Bond, being the womaniser that he is, always gets the girl. In every single Bond film, there's always a girl. There's always someone who wins him over, and in Spectre, there's two. The first is a widow named Lucia (Monica Bellucci). I was expecting her to play a more pivotal role, but instead she just serves as an excuse to have a sex scene. For me, it personally didn't work. Their encounter felt forced. He was given information regarding the plot, sure, but the romance was added for the sake of romance and it just didn't work. She's a grieving widow who lets Bond into her bed simply because he forcefully asked her a few questions. It's something I'd expect to see in a Roger Moore Bond film, not a Daniel Craig one.
Taking place simultaneously to the main plot of the movie, we also follow the story of M (Ralph Fiennes) as he attempts to defend the 00 agent program from being shut down. Causing this shut down is a man named C (Andrew Scott), whose motives, like every antagonist in this movie, aren't very clear. In fact, I don't even think they exist, although does anyone really have a motive in this movie or did they just wake up one day and think to themselves, 'hey, I might be evil today?' The sub-plot does have its connections to Bond's adventure, but I can't help but feel that it dragged from time to time, taking up a little more screen time than it deserved.

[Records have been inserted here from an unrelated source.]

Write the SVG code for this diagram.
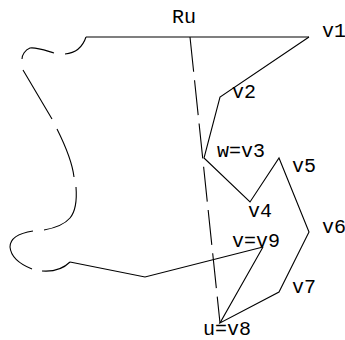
<svg xmlns="http://www.w3.org/2000/svg" width="345" height="340" viewBox="0 0 345 340">
  <style>
    .ln { fill: none; stroke: #000; stroke-width: 1.1; stroke-linejoin: miter; stroke-linecap: butt; }
    .dash { stroke-dasharray: 35 8.5; }
    .lbl { font-family: "Courier New", Courier, "Nimbus Mono PS", "FreeMono", "Liberation Mono", monospace; font-size: 20px; fill: #000; }
  </style>
  <rect width="345" height="340" fill="#fff"/>

  <!-- region boundary and edges -->
  <g id="connectors">
    <!-- top boundary of the region Ru -->
    <path class="ln" d="M86,37 L309,37"/>
    <!-- curved left boundary, drawn as separate dash strokes -->
    <path class="ln" d="M86,37 C83,46 76,53 65,54
                        M54,53 C44,50 36,47 30,48 C25,50 22,55 22,59
                        M23,70 L52,119
                        M57,129 C64,143 72,160 74,177
                        M76,187 C77,200 75,212 70,218 C64,225 55,228 44,230
                        M33,231 C20,233 10,238 10,247 C11,258 22,265 32,269
                        M42,271 C55,272 64,268 70,262"/>
    <!-- bottom boundary into v9 -->
    <path class="ln" d="M70,262 L145,277 L263,247"/>
    <!-- dashed chord from the top boundary down to u -->
    <path class="ln dash" d="M190,37 L220,323"/>
    <!-- path v1 .. v9 -->
    <path class="ln" d="M309,37 L220,97 L204,158 L250,202 L279,158 L309,232 L279,292 L220,323 L263,247"/>
  </g>

  <g id="Ru"><text class="lbl" x="172" y="23">Ru</text></g>
  <g id="v1"><text class="lbl" x="322" y="37">v1</text></g>
  <g id="v2"><text class="lbl" x="232" y="98">v2</text></g>
  <g id="v3"><text class="lbl" x="217" y="157">w=v3</text></g>
  <g id="v4"><text class="lbl" x="248" y="217">v4</text></g>
  <g id="v5"><text class="lbl" x="292" y="172">v5</text></g>
  <g id="v6"><text class="lbl" x="322" y="233">v6</text></g>
  <g id="v7"><text class="lbl" x="292" y="293">v7</text></g>
  <g id="v8"><text class="lbl" x="203" y="335">u=v8</text></g>
  <g id="v9"><text class="lbl" x="232" y="247">v=v9</text></g>
</svg>
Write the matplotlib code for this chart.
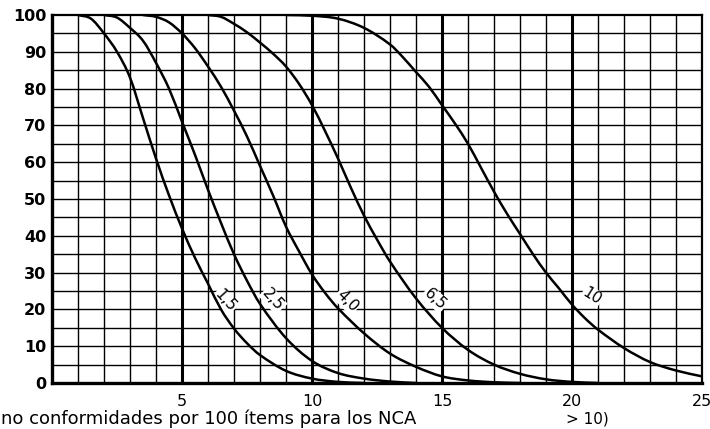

On the bright side, Mendes totally nails the character of Bond. Sure, it deviates slightly from Craig's previous incarnation of the character, but in its own right, it works so well. He's evolved over the course of four films and he's currently at the point he was back in the 60s and 70s, and it appears that Mendes understands what made that character who he is, and so does Craig. He's charming, likeable and layered, and his performance here works extremely well. I still think his best Bond performance was in Casino Royale, but that's not to say his performance in Spectre disappoints. But what does disappoint is the opening title sequence. The song is catchy, but the visuals are unintentionally disturbing. Octopuses, man. Freaking octopuses.
To sum up, Spectre is a return to the Bond films of old. While Craig's previous outings have been a bit more grounded, Spectre returns to the goofy fun, and for the most part, it succeeds. It just needs a better finale and more screen time for Christoph Waltz.